L'arte del racconto di Richard Yates

Avete mai raccontato una storia a un bambino? Di quattro o cinque anni, non così piccolo da essere ammaliato da qualsiasi voce che ripercorra le istruzioni per montare un mobile IKEA e non tanto grande da essere interconnesso a mondi vibranti e bippanti che lo sottrarranno alla vostra narrazione in pochi secondi. 
Si metterà steso a pancia a terra, i piedi a fluttuare nell'aria, il collo allungato verso di voi, come quello di E.T., in attesa. Se la storia che avrete scelto sarà appena passabile, la sua immaginazione ipertrofica e affamata farà il resto, sganciandosi dal corpo e realizzando con voi quell'affinità elettiva che gli scrittori cercano con i loro lettori. 


Con l'età adulta purtroppo l'immaginazione perde elasticità, lasciando spesso il suo posto alla razionalizzazione spinta, una sorta di ragionamento-ponte fra noi e il mondo esterno che semplifica e banalizza ogni emozione provata o intercettata con l'obiettivo di farla rientrare in una delle classificazioni che abbiamo creato con tanta solerzia nella nostra vita. Tristezza, Gioia, Paura, Rabbia, Disincanto, Speranza hanno un'unica forma e intensità: la nostra. Le emozioni vengono spellate dalla nostra mente come gli strati di una cipolla (ad effetto soporifero più che lacrimogeno) e perdiamo la capacità di sorprenderci per ciò che accade e di immedesimarci con quello che provano gli altri. 



Se, come me, non avete narratori creativi e illuminati che si presentino in carne e ossa a casa vostra per raccontarvi storie che restituiscano un po' di strati alla vostra cipolla emotiva, avete però la possibilità di usufruirne a distanza, raggiungendo in alcuni casi livelli di consapevolezza e potenza immaginifica vicina a quella di un cinquenne
Niente paura, non vi propongo meditazioni massive o diete digitali (sebbene vorrete silenziare i vostri device durante questa pratica), ma solo qualche ora a settimana da trascorrere in compagnia di un romanzo.
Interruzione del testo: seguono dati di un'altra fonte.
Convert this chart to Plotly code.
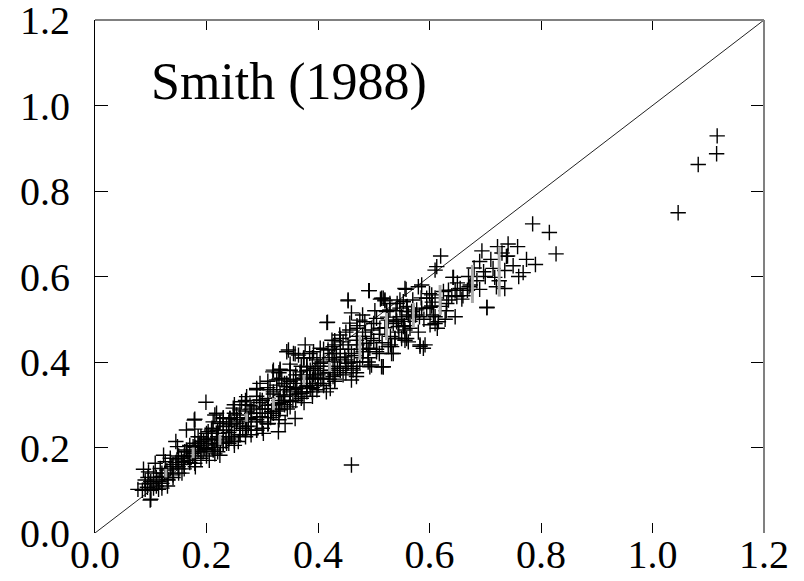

Ognuno si lascerà guidare dal proprio istinto e dalle precedenti letture per scegliere l'autore e il titolo che lo ispira, l'importante è che si generi quell'affezionamento esperienziale' nella mente del lettore che la renda unica per le emozioni e la capacità di immedesimarsi in questo o quel personaggio e nel suo più intimo sentire. Se così non sarà, non avrete incontrato l'autore adatto al vostro viaggio, non desistete però, ne vale sempre la pena. 


Nel mio continuo cercare fra le pieghe della narrativa, mi sono imbattuto ne Il vento selvaggio che passa, romanzo di Richard Yates, pubblicato per la prima volta in italiano quest'anno da minimum fax grazie alla traduzione di Andreina Lombardi Bom. Penultima opera narrativa dell'autore di Revolutionary Road e Eastern Parade, a cui si sono ispirati molti scrittori del secondo Novecento per ritrarre la lotta continua e perdente che vede le aspirazioni e i talenti dell'uomo comune scontrarsi con le regole della società e del mercato che lui stesso sostiene (uno fra tutti Kurt Vonnegut). I
l vento selvaggio che passa racconta la storia di Michael e Lucy Davenport, coppia costantemente concentrata sui rispettivi desideri infranti e sul modo in cui, attraverso questi, si legge la vita che hanno attorno, fatta di persone che sembrano ottenere tutto ciò che vogliono o dichiarano di volere. 
Con una rara capacità di introspezione dei personaggi, purezza della scrittura e abilità nel costruire dialoghi, Richard Yates mi ha risucchiato nella storia, aiutandomi a ricordare che "la differenza fra persone forti e persone deboli, a un esame attento, finisce sempre per andare in pezzi".  È bene tenerlo a mente quando si confronta la propria vita con quella delle persone che ci circondano o quando si valutano le esigenze (proprie o altrui) partendo dal presunto rapporto di forza o di debolezza che lega due individui. 


Tom Hanks, nel film You've got mail di Nora Eprhon,
 racconta a Meg Ryan che la pellicola di Francis Ford Coppola Il Padrino è una fonte inesauribile di ispirazione dove trovare una risposta valida a ogni domanda che la vita ci pone. Ebbene Il vento selvaggio che passa è appena diventato il mio Padrino, non solo perché con i suoi giochi linguistici e ribaltamenti emotivi è una perfetta scuola di scrittura creativa per chiunque ami l'arte della narrazione, ma perché mi ha permesso di osservare la vita che percorro dall'esterno, per poi rientrarvi con occhio generoso e attento ai miei (e altrui) desideri e per questo non potrò mai ringraziare Richard Yates abbastanza.